Start of Given material

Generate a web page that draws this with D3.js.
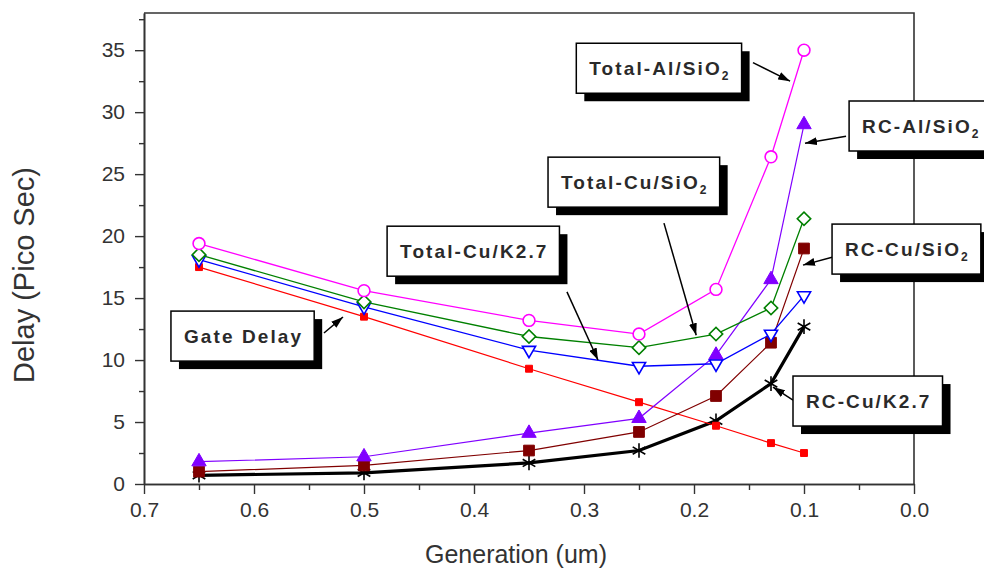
<!DOCTYPE html>
<html>
<head>
<meta charset="utf-8">
<script src="https://cdn.jsdelivr.net/npm/d3@7"></script>
<style>
  body { margin: 0; background: #fff; }
  svg { display: block; font-family: "Liberation Sans", Arial, sans-serif; }
</style>
</head>
<body>
<script>
// data
var generation = [0.65, 0.5, 0.35, 0.25, 0.18, 0.13, 0.10];
var totalAlSiO2 = [19.4, 15.6, 13.2, 12.1, 15.7, 26.4, 35.0];
var rcAlSiO2 = [1.8, 2.2, 4.1, 5.3, 10.4, 16.5, 29.0];
var totalCuSiO2 = [18.5, 14.7, 11.9, 11.0, 12.1, 14.2, 21.4];
var rcCuSiO2 = [1.0, 1.5, 2.7, 4.2, 7.1, 11.4, 19.0];
var totalCuK27 = [18.1, 14.3, 10.8, 9.5, 9.7, 12.1, 15.2];
var rcCuK27 = [0.7, 0.9, 1.7, 2.7, 5.1, 8.1, 12.7];
var gateDelay = [17.5, 13.5, 9.3, 6.6, 4.7, 3.3, 2.5];

var xTicks = [0.7, 0.6, 0.5, 0.4, 0.3, 0.2, 0.1, 0.0];
var xMinor = [0.65, 0.55, 0.45, 0.35, 0.25, 0.15, 0.05];
var yTicks = [0, 5, 10, 15, 20, 25, 30, 35];
var yMinor = [2.5, 7.5, 12.5, 17.5, 22.5, 27.5, 32.5, 37.5];

// callout labels: text, subscript, box corner (data units), arrow from -> to (data units)
var calloutText = ["Total-Al/SiO", "RC-Al/SiO", "Total-Cu/SiO", "Total-Cu/K2.7", "Gate Delay", "RC-Cu/SiO", "RC-Cu/K2.7"];
var calloutSub = ["2", "2", "2", "", "", "2", ""];
var calloutBox = [[0.307, 35.56], [0.059, 30.9], [0.3327, 26.37], [0.479, 20.8], [0.6755, 13.95], [0.0745, 20.97], [0.110, 8.71]];
var calloutFrom = [[0.1464, 34.0], [0.0618, 28.06], [0.2273, 21.05], [0.3155, 15.5], [0.5364, 12.18], [0.0745, 18.3], [0.110, 6.77]];
var calloutTo = [[0.1127, 32.5], [0.0991, 27.5], [0.198, 12.0], [0.2873, 10.0], [0.5191, 13.47], [0.1009, 17.66], [0.1282, 7.82]];

var width = 984;
var height = 569;
var plotLeft = 144, plotRight = 914, plotTop = 13, plotBottom = 484;

var svg = d3.select("body").append("svg")
  .attr("width", width)
  .attr("height", height);

var x = d3.scaleLinear().domain([0.7, 0]).range([plotLeft, plotRight]);
var y = d3.scaleLinear().domain([0, 38]).range([plotBottom, plotTop]);

var axisColor = "#333";

// frame (top and right)
svg.append("path")
  .attr("d", "M" + plotLeft + "," + plotTop + "H" + plotRight + "V" + plotBottom)
  .attr("fill", "none")
  .attr("stroke", axisColor)
  .attr("stroke-width", 1.6);

// axes
svg.append("g")
  .attr("transform", "translate(0," + plotBottom + ")")
  .call(d3.axisBottom(x).tickValues(xTicks).tickFormat(d3.format(".1f")).tickSize(10).tickSizeOuter(0).tickPadding(8));
svg.append("g")
  .attr("transform", "translate(0," + plotBottom + ")")
  .call(d3.axisBottom(x).tickValues(xMinor).tickFormat("").tickSize(6).tickSizeOuter(0));

svg.append("g")
  .attr("transform", "translate(" + plotLeft + ",0)")
  .call(d3.axisLeft(y).tickValues(yTicks).tickSize(9).tickSizeOuter(0).tickPadding(10));
svg.append("g")
  .attr("transform", "translate(" + plotLeft + ",0)")
  .call(d3.axisLeft(y).tickValues(yMinor).tickFormat("").tickSize(5).tickSizeOuter(0));

svg.selectAll(".domain").attr("stroke", axisColor).attr("stroke-width", 1.6);
svg.selectAll(".tick line").attr("stroke", axisColor).attr("stroke-width", 1.4);
svg.selectAll(".tick text")
  .attr("fill", "#333")
  .style("font-size", "21px")
  .style("font-family", "Liberation Sans, Arial, sans-serif");

// axis titles
svg.append("text")
  .attr("x", 516)
  .attr("y", 563)
  .attr("text-anchor", "middle")
  .attr("fill", "#333")
  .style("font-size", "25px")
  .text("Generation (um)");

svg.append("text")
  .attr("transform", "translate(34,275) rotate(-90)")
  .attr("text-anchor", "middle")
  .attr("fill", "#333")
  .style("font-size", "29px")
  .text("Delay (Pico Sec)");

// series
var series = [
  { values: rcCuK27, color: "#000", width: 3.2, marker: "star" },
  { values: gateDelay, color: "#ff0000", width: 1.2, marker: "smallsquare" },
  { values: rcCuSiO2, color: "#800000", width: 1.2, marker: "square" },
  { values: rcAlSiO2, color: "#8000ff", width: 1.2, marker: "triangle" },
  { values: totalCuK27, color: "#0000ff", width: 1.3, marker: "triangledown" },
  { values: totalCuSiO2, color: "#008000", width: 1.3, marker: "diamond" },
  { values: totalAlSiO2, color: "#ff00ff", width: 1.3, marker: "circle" }
];

var line = d3.line()
  .x(d => x(d[0]))
  .y(d => y(d[1]));

series.forEach(function(s) {
  var pts = generation.map((g, i) => [g, s.values[i]]);
  var g = svg.append("g");
  g.append("path")
    .attr("d", line(pts))
    .attr("fill", "none")
    .attr("stroke", s.color)
    .attr("stroke-width", s.width);

  var sym, fill, stroke, rot = 0, sw = 1.6;
  if (s.marker == "circle") { sym = d3.symbol(d3.symbolCircle, 110); fill = "#fff"; stroke = s.color; }
  if (s.marker == "diamond") { sym = d3.symbol(d3.symbolSquare, 90); fill = "#fff"; stroke = s.color; rot = 45; }
  if (s.marker == "triangledown") { sym = d3.symbol(d3.symbolTriangle, 75); fill = "#fff"; stroke = s.color; rot = 180; }
  if (s.marker == "triangle") { sym = d3.symbol(d3.symbolTriangle, 90); fill = s.color; stroke = s.color; sw = 1; }
  if (s.marker == "square") { sym = d3.symbol(d3.symbolSquare, 115); fill = s.color; stroke = s.color; sw = 1; }
  if (s.marker == "smallsquare") { sym = d3.symbol(d3.symbolSquare, 48); fill = s.color; stroke = s.color; sw = 1; }
  if (s.marker == "star") { sym = d3.symbol(d3.symbolAsterisk, 150); fill = "none"; stroke = s.color; sw = 1.6; }

  g.selectAll("path.pt")
    .data(pts)
    .enter()
    .append("path")
      .attr("class", "pt")
      .attr("d", sym)
      .attr("transform", d => "translate(" + x(d[0]) + "," + y(d[1]) + ") rotate(" + rot + ")")
      .attr("fill", fill)
      .attr("stroke", stroke)
      .attr("stroke-width", sw);
});

// arrowhead
svg.append("defs").append("marker")
  .attr("id", "arrow")
  .attr("viewBox", "0 0 12 8")
  .attr("refX", 12)
  .attr("refY", 4)
  .attr("markerWidth", 12)
  .attr("markerHeight", 8)
  .attr("markerUnits", "userSpaceOnUse")
  .attr("orient", "auto")
  .append("path")
    .attr("d", "M0,0L12,4L0,8Z")
    .attr("fill", "#000");

// callouts
calloutText.forEach(function(t, i) {
  var g = svg.append("g");
  var bx = x(calloutBox[i][0]);
  var by = y(calloutBox[i][1]);

  g.append("line")
    .attr("x1", x(calloutFrom[i][0]))
    .attr("y1", y(calloutFrom[i][1]))
    .attr("x2", x(calloutTo[i][0]))
    .attr("y2", y(calloutTo[i][1]))
    .attr("stroke", "#000")
    .attr("stroke-width", 1.5)
    .attr("marker-end", "url(#arrow)");

  var shadow = g.append("rect").attr("fill", "#000");
  var box = g.append("rect").attr("fill", "#fff").attr("stroke", "#000").attr("stroke-width", 1.5);

  var txt = g.append("text")
    .attr("x", bx + 13)
    .attr("y", by + 32)
    .attr("fill", "#2a2a2a")
    .style("font-size", "19px")
    .style("font-weight", "bold")
    .style("letter-spacing", "2.1px");
  txt.append("tspan").text(t);
  if (calloutSub[i]) {
    txt.append("tspan")
      .attr("dy", 5)
      .style("font-size", "12px")
      .text(calloutSub[i]);
  }
  var w = txt.node().getComputedTextLength() + 24;
  var h = 50;
  shadow.attr("x", bx + 8).attr("y", by + 8).attr("width", w).attr("height", h);
  box.attr("x", bx).attr("y", by).attr("width", w).attr("height", h);
});
</script>
</body>
</html>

End of Given material

• Your goal: Repeat exactly and only the lines from the start of the data above through the line that holds "var yMinor = [2.5, 7.5, 12.5, 17.5, 22.5, 27.5, 32.5, 37.5];", inclusive. Pictures do not belong in the copy.

• Exercise solution:
Generate a web page that draws this with D3.js.
<!DOCTYPE html>
<html>
<head>
<meta charset="utf-8">
<script src="https://cdn.jsdelivr.net/npm/d3@7"></script>
<style>
  body { margin: 0; background: #fff; }
  svg { display: block; font-family: "Liberation Sans", Arial, sans-serif; }
</style>
</head>
<body>
<script>
// data
var generation = [0.65, 0.5, 0.35, 0.25, 0.18, 0.13, 0.10];
var totalAlSiO2 = [19.4, 15.6, 13.2, 12.1, 15.7, 26.4, 35.0];
var rcAlSiO2 = [1.8, 2.2, 4.1, 5.3, 10.4, 16.5, 29.0];
var totalCuSiO2 = [18.5, 14.7, 11.9, 11.0, 12.1, 14.2, 21.4];
var rcCuSiO2 = [1.0, 1.5, 2.7, 4.2, 7.1, 11.4, 19.0];
var totalCuK27 = [18.1, 14.3, 10.8, 9.5, 9.7, 12.1, 15.2];
var rcCuK27 = [0.7, 0.9, 1.7, 2.7, 5.1, 8.1, 12.7];
var gateDelay = [17.5, 13.5, 9.3, 6.6, 4.7, 3.3, 2.5];

var xTicks = [0.7, 0.6, 0.5, 0.4, 0.3, 0.2, 0.1, 0.0];
var xMinor = [0.65, 0.55, 0.45, 0.35, 0.25, 0.15, 0.05];
var yTicks = [0, 5, 10, 15, 20, 25, 30, 35];
var yMinor = [2.5, 7.5, 12.5, 17.5, 22.5, 27.5, 32.5, 37.5];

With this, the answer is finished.